[START OF RAW DATA]
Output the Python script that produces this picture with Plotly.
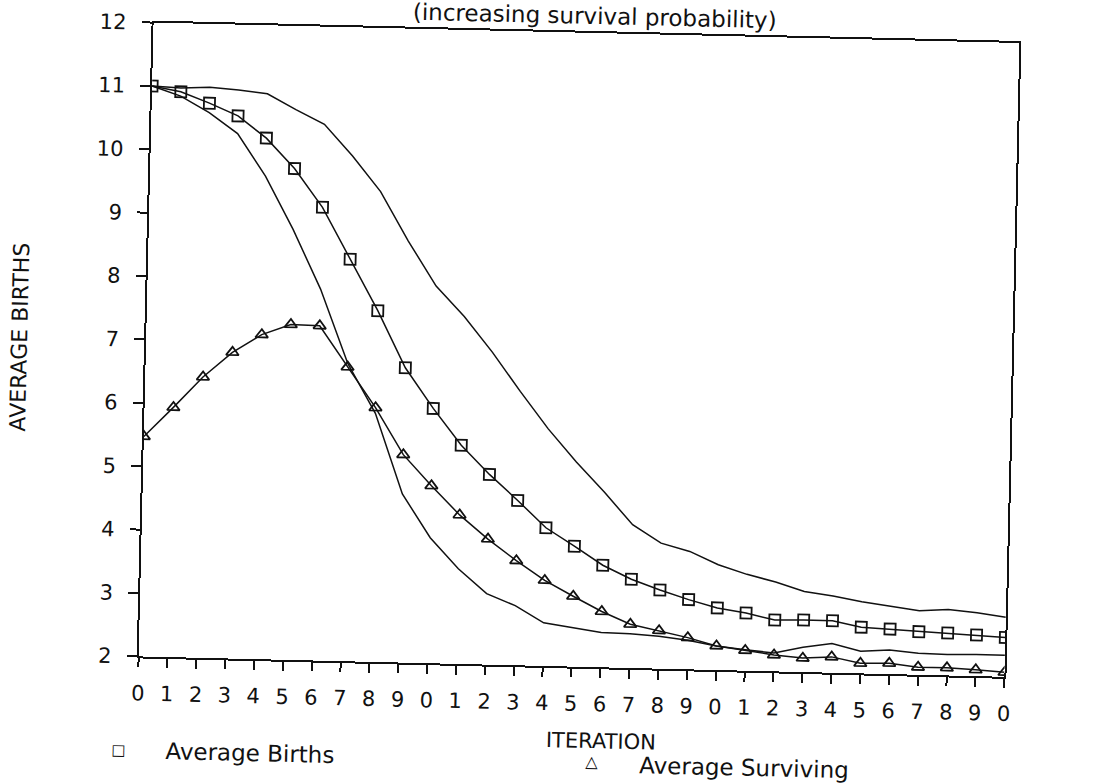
import plotly.graph_objects as go

# Iteration index and the single-digit labels printed under each tick
iterations = list(range(31))
tick_labels = [str(i % 10) for i in iterations]
y_ticks = [2, 3, 4, 5, 6, 7, 8, 9, 10, 11, 12]

# Average births per iteration (square markers)
avg_births = [11.0, 10.92, 10.75, 10.56, 10.22, 9.75, 9.15, 8.34, 7.54, 6.65,
              6.02, 5.45, 5.0, 4.6, 4.18, 3.90, 3.61, 3.40, 3.24, 3.10,
              2.98, 2.91, 2.81, 2.82, 2.82, 2.73, 2.71, 2.68, 2.67, 2.65,
              2.62]

# Average surviving per iteration (triangle markers)
avg_surviving = [5.47, 5.94, 6.43, 6.83, 7.12, 7.29, 7.28, 6.64, 6.01, 5.28,
                 4.80, 4.35, 3.98, 3.65, 3.35, 3.11, 2.88, 2.69, 2.60, 2.50,
                 2.38, 2.32, 2.26, 2.22, 2.25, 2.16, 2.17, 2.12, 2.12, 2.10,
                 2.07]

# Upper and lower envelopes of births (plain lines)
births_upper = [11.0, 10.98, 11.0, 10.97, 10.92, 10.68, 10.46, 9.97, 9.42, 8.65,
                7.95, 7.48, 6.93, 6.32, 5.74, 5.23, 4.76, 4.26, 3.98, 3.86,
                3.66, 3.52, 3.41, 3.27, 3.21, 3.13, 3.07, 3.01, 3.04, 3.0,
                2.94]
births_lower = [11.0, 10.85, 10.60, 10.28, 9.62, 8.79, 7.86, 6.70, 5.92, 4.66,
                3.98, 3.50, 3.12, 2.94, 2.68, 2.62, 2.55, 2.54, 2.51, 2.46,
                2.38, 2.33, 2.29, 2.39, 2.46, 2.35, 2.38, 2.34, 2.33, 2.34,
                2.34]

FONT = "DejaVu Sans"
INK = "#111111"

fig = go.Figure()

fig.add_trace(go.Scatter(x=iterations, y=births_upper, mode="lines",
                         line=dict(color=INK, width=1.5), hoverinfo="skip"))
fig.add_trace(go.Scatter(x=iterations, y=births_lower, mode="lines",
                         line=dict(color=INK, width=1.5), hoverinfo="skip"))
fig.add_trace(go.Scatter(x=iterations, y=avg_births, mode="lines+markers",
                         name="Average Births",
                         line=dict(color=INK, width=1.5),
                         marker=dict(symbol="square-open", size=11,
                                     color=INK, line=dict(width=1.8))))
fig.add_trace(go.Scatter(x=iterations, y=avg_surviving, mode="lines+markers",
                         name="Average Surviving",
                         line=dict(color=INK, width=1.5),
                         marker=dict(symbol="triangle-up-open", size=11,
                                     color=INK, line=dict(width=1.8))))

W, H = 1098, 784
L, R, T, B = 145, 1011, 32, 666


def px(xp):
    return (xp - L) / (R - L)


def py(yp):
    return (B - yp) / (B - T)


annotations = [
    dict(text="(increasing survival probability)", x=px(586), y=py(15),
         font=dict(size=23)),
    dict(text="AVERAGE BIRTHS", x=px(18), y=py(350), textangle=-90,
         font=dict(size=22)),
    dict(text="ITERATION", x=px(609), y=py(740), font=dict(size=21)),
    dict(text="\u25a1", x=px(127), y=py(760), font=dict(size=15)),
    dict(text="Average Births", x=px(172), y=py(760), xanchor="left",
         font=dict(size=23)),
    dict(text="\u25b3", x=px(600), y=py(760), font=dict(size=16)),
    dict(text="Average Surviving", x=px(646), y=py(763), xanchor="left",
         font=dict(size=23)),
]
for a in annotations:
    a.update(xref="paper", yref="paper", showarrow=False)
    a.setdefault("xanchor", "center")
    a["yanchor"] = "middle"
    a["font"].update(family=FONT, color=INK)

fig.update_layout(
    width=W, height=H,
    margin=dict(l=L, r=W - R, t=T, b=H - B),
    paper_bgcolor="white", plot_bgcolor="white",
    showlegend=False,
    font=dict(family=FONT, color=INK, size=21),
    annotations=annotations,
)
fig.update_xaxes(range=[0, 30], tickmode="array", tickvals=iterations,
                 ticktext=tick_labels, ticks="outside", ticklen=9,
                 tickwidth=1.6, tickcolor=INK, showline=True, linecolor=INK,
                 linewidth=1.8, mirror=True, showgrid=False, zeroline=False,
                 ticklabelstandoff=8, tickfont=dict(size=21, family=FONT))
fig.update_yaxes(range=[2, 12], tickmode="array", tickvals=y_ticks,
                 ticks="outside", ticklen=10, tickwidth=1.6, tickcolor=INK,
                 showline=True, linecolor=INK, linewidth=1.8, mirror=True,
                 showgrid=False, zeroline=False, ticklabelstandoff=11,
                 tickfont=dict(size=21, family=FONT))

# The printed sheet sits slightly skewed on the page; turn the whole figure
# by the same small angle around the page centre.
skew = (
    "document.documentElement.style.overflow='hidden';"
    "document.body.style.overflow='hidden';"
    "var gd=document.getElementById('{plot_id}');"
    "gd.style.transformOrigin='549px 392px';"
    "gd.style.transform='rotate(1.35deg)';"
)
fig.write_html("out.html", post_script=skew)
[END OF RAW DATA]
▶ [THE PROBLEM]
Copy out all the data exactly; skip the pictures.

▶ [ANSWER FOR THIS EXERCISE]
Output the Python script that produces this picture with Plotly.
import plotly.graph_objects as go

# Iteration index and the single-digit labels printed under each tick
iterations = list(range(31))
tick_labels = [str(i % 10) for i in iterations]
y_ticks = [2, 3, 4, 5, 6, 7, 8, 9, 10, 11, 12]

# Average births per iteration (square markers)
avg_births = [11.0, 10.92, 10.75, 10.56, 10.22, 9.75, 9.15, 8.34, 7.54, 6.65,
              6.02, 5.45, 5.0, 4.6, 4.18, 3.90, 3.61, 3.40, 3.24, 3.10,
              2.98, 2.91, 2.81, 2.82, 2.82, 2.73, 2.71, 2.68, 2.67, 2.65,
              2.62]

# Average surviving per iteration (triangle markers)
avg_surviving = [5.47, 5.94, 6.43, 6.83, 7.12, 7.29, 7.28, 6.64, 6.01, 5.28,
                 4.80, 4.35, 3.98, 3.65, 3.35, 3.11, 2.88, 2.69, 2.60, 2.50,
                 2.38, 2.32, 2.26, 2.22, 2.25, 2.16, 2.17, 2.12, 2.12, 2.10,
                 2.07]

# Upper and lower envelopes of births (plain lines)
births_upper = [11.0, 10.98, 11.0, 10.97, 10.92, 10.68, 10.46, 9.97, 9.42, 8.65,
                7.95, 7.48, 6.93, 6.32, 5.74, 5.23, 4.76, 4.26, 3.98, 3.86,
                3.66, 3.52, 3.41, 3.27, 3.21, 3.13, 3.07, 3.01, 3.04, 3.0,
                2.94]
births_lower = [11.0, 10.85, 10.60, 10.28, 9.62, 8.79, 7.86, 6.70, 5.92, 4.66,
                3.98, 3.50, 3.12, 2.94, 2.68, 2.62, 2.55, 2.54, 2.51, 2.46,
                2.38, 2.33, 2.29, 2.39, 2.46, 2.35, 2.38, 2.34, 2.33, 2.34,
                2.34]

FONT = "DejaVu Sans"
INK = "#111111"

fig = go.Figure()

fig.add_trace(go.Scatter(x=iterations, y=births_upper, mode="lines",
                         line=dict(color=INK, width=1.5), hoverinfo="skip"))
fig.add_trace(go.Scatter(x=iterations, y=births_lower, mode="lines",
                         line=dict(color=INK, width=1.5), hoverinfo="skip"))
fig.add_trace(go.Scatter(x=iterations, y=avg_births, mode="lines+markers",
                         name="Average Births",
                         line=dict(color=INK, width=1.5),
                         marker=dict(symbol="square-open", size=11,
                                     color=INK, line=dict(width=1.8))))
fig.add_trace(go.Scatter(x=iterations, y=avg_surviving, mode="lines+markers",
                         name="Average Surviving",
                         line=dict(color=INK, width=1.5),
                         marker=dict(symbol="triangle-up-open", size=11,
                                     color=INK, line=dict(width=1.8))))

W, H = 1098, 784
L, R, T, B = 145, 1011, 32, 666


def px(xp):
    return (xp - L) / (R - L)


def py(yp):
    return (B - yp) / (B - T)


annotations = [
    dict(text="(increasing survival probability)", x=px(586), y=py(15),
         font=dict(size=23)),
    dict(text="AVERAGE BIRTHS", x=px(18), y=py(350), textangle=-90,
         font=dict(size=22)),
    dict(text="ITERATION", x=px(609), y=py(740), font=dict(size=21)),
    dict(text="\u25a1", x=px(127), y=py(760), font=dict(size=15)),
    dict(text="Average Births", x=px(172), y=py(760), xanchor="left",
         font=dict(size=23)),
    dict(text="\u25b3", x=px(600), y=py(760), font=dict(size=16)),
    dict(text="Average Surviving", x=px(646), y=py(763), xanchor="left",
         font=dict(size=23)),
]
for a in annotations:
    a.update(xref="paper", yref="paper", showarrow=False)
    a.setdefault("xanchor", "center")
    a["yanchor"] = "middle"
    a["font"].update(family=FONT, color=INK)

fig.update_layout(
    width=W, height=H,
    margin=dict(l=L, r=W - R, t=T, b=H - B),
    paper_bgcolor="white", plot_bgcolor="white",
    showlegend=False,
    font=dict(family=FONT, color=INK, size=21),
    annotations=annotations,
)
fig.update_xaxes(range=[0, 30], tickmode="array", tickvals=iterations,
                 ticktext=tick_labels, ticks="outside", ticklen=9,
                 tickwidth=1.6, tickcolor=INK, showline=True, linecolor=INK,
                 linewidth=1.8, mirror=True, showgrid=False, zeroline=False,
                 ticklabelstandoff=8, tickfont=dict(size=21, family=FONT))
fig.update_yaxes(range=[2, 12], tickmode="array", tickvals=y_ticks,
                 ticks="outside", ticklen=10, tickwidth=1.6, tickcolor=INK,
                 showline=True, linecolor=INK, linewidth=1.8, mirror=True,
                 showgrid=False, zeroline=False, ticklabelstandoff=11,
                 tickfont=dict(size=21, family=FONT))

# The printed sheet sits slightly skewed on the page; turn the whole figure
# by the same small angle around the page centre.
skew = (
    "document.documentElement.style.overflow='hidden';"
    "document.body.style.overflow='hidden';"
    "var gd=document.getElementById('{plot_id}');"
    "gd.style.transformOrigin='549px 392px';"
    "gd.style.transform='rotate(1.35deg)';"
)
fig.write_html("out.html", post_script=skew)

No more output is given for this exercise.